Parallèlement, Moussa Nabati différencie les défis externes (différend commercial, préjudice matériel…) des épreuves internes, qui ne peuvent pas être affrontées avec les mêmes outils. En effet, pour gérer les épreuves internes, l’auteur préconise de « privilégier l’accueil et l’acceptation au refus et à la lutte » (2024 : 14) :
« Les réalités du dehors sont gérées avec efficacité, à l’aide de moyens tels que le colmatage, la vitesse, l’évitement, la fuite, le combat, la force, la volonté, la persévérance, le calcul, le raisonnement… Cependant ces mêmes instruments si efficients s’avèrent non seulement inopérants mais, pire encore, contre-productifs, nuisibles, aggravants lorsqu’ils sont appelés à manier et à gérer les émois internes comme la peur, l’angoisse, la dépression, le vide intérieur, les sentiments d’abandon, de solitude, d’imperfection, d’insécurité et de faute. » (2014 : 54)
Dans ce deuxième cas, il faudrait remplacer l’action « à tout prix » par la patience, l’accueil, l’acceptation, la prise de recul, la mise en perspective, voire le détachement :
« Les deux vies, l’une, psychique intérieure, et l’autre, concrète extérieure, bien que totalement reliées, ne fonctionnent nullement selon les mêmes lois et modalités. Bien au contraire. La gestion et l’épanouissement de la seconde dépendent des valeurs telles que l’action, la volonté, la lutte, l’évitement… […] Il faudra faire preuve de combativité, de persévérance, de volonté.
[…] Si vous souffrez, en revanche, d’un vide intérieur, plus vous chercherez à le combler, à l’aide d’objets, de personnes ou de comportements – la boulimie, l’hyperactivisme, les divertissements, les addictions, le sexe, le pouvoir, l’argent, les médicaments –, et plus paradoxalement vous l’élargirez. Face aux menaces internes comme l’angoisse, la culpabilité, la dépression, plus vous chercherez à les combattre, plus vous augmenterez leur intensité et les prolongerez dans la durée.
[…] La force, la volonté, l’action, la vitesse, la combativité ne s’avèrent d’aucune aide ni utilité dans l’abord et le maniement du psychisme. Celui-ci exige douceur, lenteur, passivité, il attend le chuchotement, la caresse, la patience, le détachement, le renoncement, autrement dit, l’acceptation de l’inacceptable.
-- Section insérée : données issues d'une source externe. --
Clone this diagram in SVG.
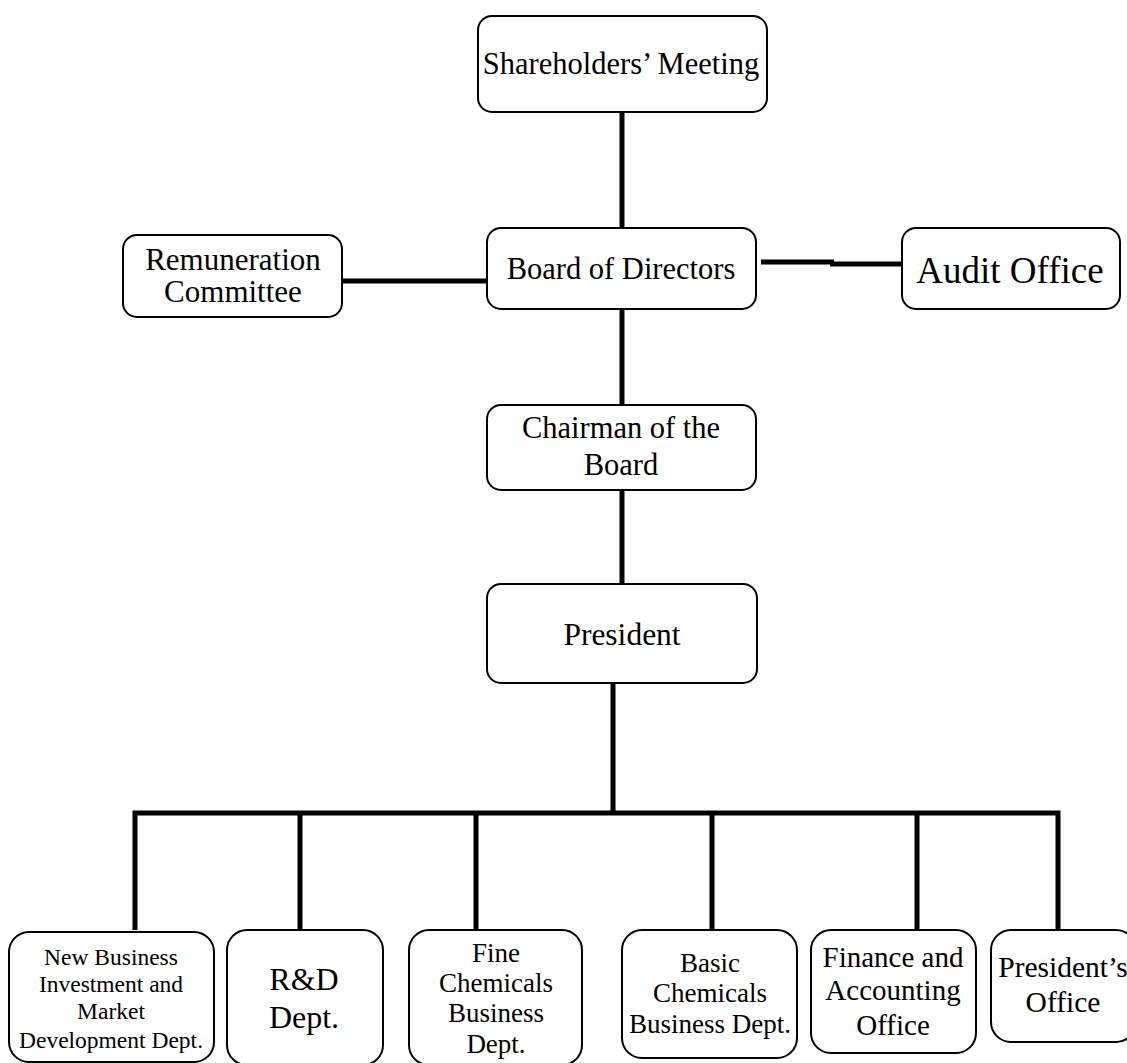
<svg xmlns="http://www.w3.org/2000/svg" width="1127" height="1063" viewBox="0 0 1127 1063">
<style>
.box{fill:#fff;stroke:#000;stroke-width:2}
.t{font-family:'Liberation Serif','DejaVu Serif','Noto Serif',serif;fill:#000;text-anchor:middle}
.c{stroke:#000;stroke-width:5;fill:none}
</style>
<rect width="1127" height="1063" fill="#fff"/>
<g id="connectors">
<line class="c" x1="622" y1="112" x2="622" y2="228"/>
<line class="c" x1="342" y1="281" x2="487" y2="281"/>
<line class="c" x1="761" y1="262" x2="834" y2="262"/>
<line class="c" x1="830" y1="264" x2="903" y2="264"/>
<line class="c" x1="622" y1="309" x2="622" y2="405"/>
<line class="c" x1="622" y1="490" x2="622" y2="584"/>
<line class="c" x1="613" y1="683" x2="613" y2="813"/>
<polyline class="c" points="135,930 135,813 1058,813 1058,930"/>
<line class="c" x1="300" y1="813" x2="300" y2="930"/>
<line class="c" x1="476" y1="813" x2="476" y2="930"/>
<line class="c" x1="712" y1="813" x2="712" y2="930"/>
<line class="c" x1="917" y1="813" x2="917" y2="930"/>
</g>
<g id="shareholders">
<rect class="box" x="478" y="16" width="289" height="96" rx="14"/>
<text class="t" x="621" y="74" font-size="30.5">Shareholders’ Meeting</text>
</g>
<g id="board">
<rect class="box" x="487" y="228" width="269" height="81" rx="14"/>
<text class="t" x="621" y="279" font-size="30.5">Board of Directors</text>
</g>
<g id="remuneration">
<rect class="box" x="123" y="235" width="219" height="82" rx="14"/>
<text class="t" x="233" y="270" font-size="31">Remuneration</text>
<text class="t" x="233" y="302" font-size="31">Committee</text>
</g>
<g id="audit">
<rect class="box" x="902" y="228" width="218" height="81" rx="14"/>
<text class="t" x="1010" y="283" font-size="37">Audit Office</text>
</g>
<g id="chairman">
<rect class="box" x="487" y="405" width="269" height="85" rx="14"/>
<text class="t" x="621" y="438" font-size="30.5">Chairman of the</text>
<text class="t" x="621" y="475" font-size="30.5">Board</text>
</g>
<g id="president">
<rect class="box" x="487" y="584" width="270" height="99" rx="14"/>
<text class="t" x="622" y="645" font-size="31.5">President</text>
</g>
<g id="newbusiness">
<rect class="box" x="9" y="932" width="205" height="130" rx="20"/>
<text class="t" x="111" y="965" font-size="23.5">New Business</text>
<text class="t" x="111" y="992" font-size="23.5">Investment and</text>
<text class="t" x="111" y="1019" font-size="23.5">Market</text>
<text class="t" x="111" y="1048" font-size="23.5">Development Dept.</text>
</g>
<g id="rd">
<rect class="box" x="227" y="930" width="156" height="135" rx="20"/>
<text class="t" x="304" y="990" font-size="32">R&amp;D</text>
<text class="t" x="304" y="1028" font-size="32">Dept.</text>
</g>
<g id="fine">
<rect class="box" x="409" y="930" width="173" height="135" rx="20"/>
<text class="t" x="496" y="962" font-size="27">Fine</text>
<text class="t" x="496" y="992" font-size="27">Chemicals</text>
<text class="t" x="496" y="1022" font-size="27">Business</text>
<text class="t" x="496" y="1053" font-size="27">Dept.</text>
</g>
<g id="basic">
<rect class="box" x="622" y="930" width="175" height="128" rx="20"/>
<text class="t" x="710" y="972" font-size="27">Basic</text>
<text class="t" x="710" y="1002" font-size="27">Chemicals</text>
<text class="t" x="710" y="1033" font-size="27">Business Dept.</text>
</g>
<g id="finance">
<rect class="box" x="811" y="930" width="165" height="123" rx="20"/>
<text class="t" x="893" y="967" font-size="29">Finance and</text>
<text class="t" x="893" y="1000" font-size="29">Accounting</text>
<text class="t" x="893" y="1035" font-size="29">Office</text>
</g>
<g id="presidentsoffice">
<rect class="box" x="991" y="930" width="145" height="112" rx="20"/>
<text class="t" x="1063" y="977" font-size="29.5">President’s</text>
<text class="t" x="1063" y="1012" font-size="29.5">Office</text>
</g>
</svg>
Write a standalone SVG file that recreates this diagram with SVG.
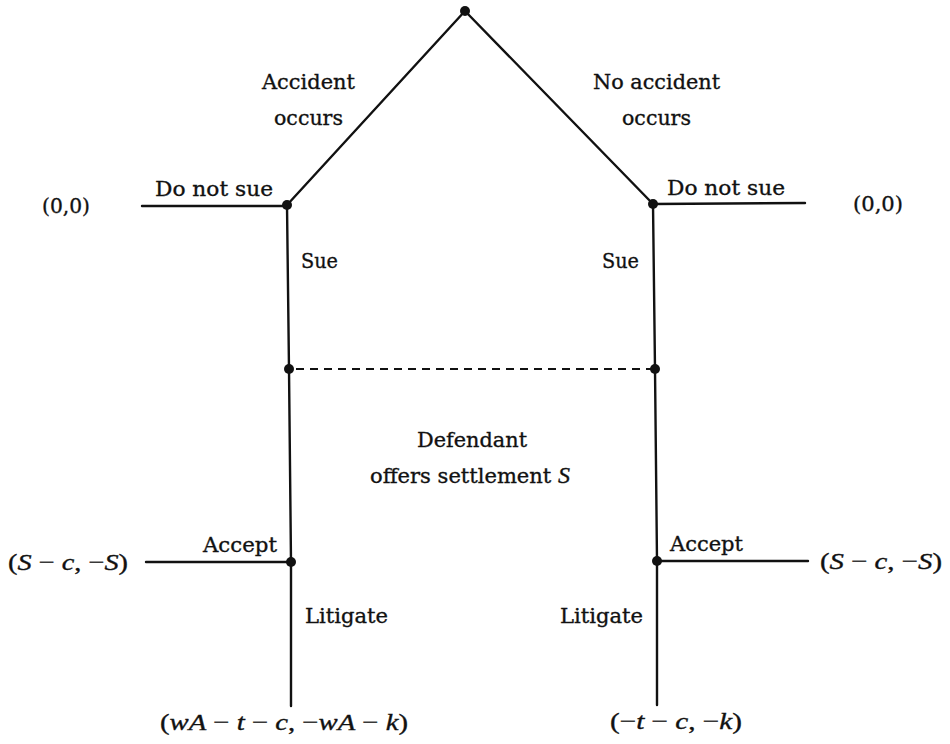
<svg xmlns="http://www.w3.org/2000/svg" width="950" height="744" viewBox="0 0 950 744">
<style>
.edge{stroke:#111;stroke-width:2.4;fill:none;stroke-linecap:round}
.dash{stroke:#111;stroke-width:2;fill:none;stroke-dasharray:8 6}
.dot{fill:#111}
.lbl{font-family:"DejaVu Serif","Liberation Serif",serif;font-size:21px;fill:#111;stroke:#111;stroke-width:0.35}
.m{font-family:"Liberation Serif","DejaVu Serif",serif;font-size:24px;fill:#111;stroke:#111;stroke-width:0.35}
.i{font-style:italic}
</style>
<rect width="950" height="744" fill="#fff"/>
<g id="connectors">
<line class="edge" x1="465" y1="11" x2="287" y2="205"/>
<line class="edge" x1="465" y1="11" x2="653" y2="204"/>
<line class="edge" x1="142" y1="206" x2="287" y2="206"/>
<line class="edge" x1="653" y1="204" x2="805" y2="203"/>
<polyline class="edge" points="287,205 289,369 291,562 291,706"/>
<polyline class="edge" points="653,204 655,369 657,561 657,705"/>
<line class="dash" x1="296" y1="369" x2="652" y2="369"/>
<line class="edge" x1="146" y1="562" x2="291" y2="562"/>
<line class="edge" x1="657" y1="561" x2="808" y2="561"/>
</g>
<g id="root"><circle class="dot" cx="465" cy="11" r="5"/></g>
<g id="accident">
<circle class="dot" cx="287" cy="205" r="5"/>
<text class="lbl" x="262" y="89" textLength="93" lengthAdjust="spacingAndGlyphs">Accident</text>
<text class="lbl" x="274" y="125" textLength="69" lengthAdjust="spacingAndGlyphs">occurs</text>
<text class="lbl" x="155" y="196" textLength="118" lengthAdjust="spacingAndGlyphs">Do not sue</text>
<text class="lbl" x="301" y="268" textLength="37" lengthAdjust="spacingAndGlyphs">Sue</text>
</g>
<g id="no-accident">
<circle class="dot" cx="653" cy="204" r="5"/>
<text class="lbl" x="593" y="89" textLength="127" lengthAdjust="spacingAndGlyphs">No accident</text>
<text class="lbl" x="622" y="125" textLength="69" lengthAdjust="spacingAndGlyphs">occurs</text>
<text class="lbl" x="667" y="195" textLength="118" lengthAdjust="spacingAndGlyphs">Do not sue</text>
<text class="lbl" x="602" y="268" textLength="37" lengthAdjust="spacingAndGlyphs">Sue</text>
</g>
<g id="payoff-left-nosue"><text class="lbl" x="42" y="213" textLength="48" lengthAdjust="spacingAndGlyphs">(0,0)</text></g>
<g id="payoff-right-nosue"><text class="lbl" x="853" y="211" textLength="50" lengthAdjust="spacingAndGlyphs">(0,0)</text></g>
<g id="offer-left"><circle class="dot" cx="289" cy="369" r="5"/></g>
<g id="offer-right"><circle class="dot" cx="655" cy="369" r="5"/></g>
<g id="defendant">
<text class="lbl" x="417" y="447" textLength="110" lengthAdjust="spacingAndGlyphs">Defendant</text>
<text class="lbl" x="370" y="483" textLength="200" lengthAdjust="spacingAndGlyphs">offers settlement <tspan class="i" font-family="Liberation Serif, serif" font-size="24">S</tspan></text>
</g>
<g id="plaintiff-left">
<circle class="dot" cx="291" cy="562" r="5"/>
<text class="lbl" x="203" y="552" textLength="74" lengthAdjust="spacingAndGlyphs">Accept</text>
<text class="lbl" x="305" y="623" textLength="83" lengthAdjust="spacingAndGlyphs">Litigate</text>
</g>
<g id="plaintiff-right">
<circle class="dot" cx="657" cy="561" r="5"/>
<text class="lbl" x="670" y="551" textLength="73" lengthAdjust="spacingAndGlyphs">Accept</text>
<text class="lbl" x="560" y="623" textLength="83" lengthAdjust="spacingAndGlyphs">Litigate</text>
</g>
<g id="payoff-left-accept"><text class="m" x="8" y="570" textLength="120" lengthAdjust="spacingAndGlyphs">(<tspan class="i">S</tspan> − <tspan class="i">c</tspan>, −<tspan class="i">S</tspan>)</text></g>
<g id="payoff-right-accept"><text class="m" x="820" y="569" textLength="122" lengthAdjust="spacingAndGlyphs">(<tspan class="i">S</tspan> − <tspan class="i">c</tspan>, −<tspan class="i">S</tspan>)</text></g>
<g id="payoff-left-litigate"><text class="m" x="160" y="730" textLength="248" lengthAdjust="spacingAndGlyphs">(<tspan class="i">wA</tspan> − <tspan class="i">t</tspan> − <tspan class="i">c</tspan>, −<tspan class="i">wA</tspan> − <tspan class="i">k</tspan>)</text></g>
<g id="payoff-right-litigate"><text class="m" x="610" y="729" textLength="132" lengthAdjust="spacingAndGlyphs">(−<tspan class="i">t</tspan> − <tspan class="i">c</tspan>, −<tspan class="i">k</tspan>)</text></g>
</svg>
Ce qui conviendrait à l’un disconviendrait totalement à l’autre, dangereusement. » (2024 : 233-234)
Dans le cas des épreuves internes, c’est donc bien l’acceptation qui devrait être privilégiée : « Tout à fait à l’opposé d’une certaine croyance répandue, elle ne mène pas à la résignation ni à l’inaction. Elle permet, au contraire, d’agir, si nécessaire, de façon plus sereine, plus pertinente, avec davantage d’efficacité, puisque c’est l’adulte qui se trouvera au volant et non plus l’enfant intérieur paniqué, faisant étrangement tout capoter par son empressement et son exigence de perfection » (2024 : 235). Dans ces situations, l’urgence serait d’accueillir sa souffrance, de se mettre à l’écoute de ses émotions, sans ni les juger, ni les censurer : écriture, tuteur de résilience, méditation, mise en perspective (dialectique des contraires)…
Si l’auteur a pris les deux exemples de Mélanie et de Victor, c’est parce qu’en dépit des terribles épreuves qu’ils ont traversées dans leur enfance, la prise de conscience de leur DIP (dépression infantile précoce) à l’âge adulte leur a aussi permis peu à peu de grandir, en utilisant leur DIP comme agent transformateur.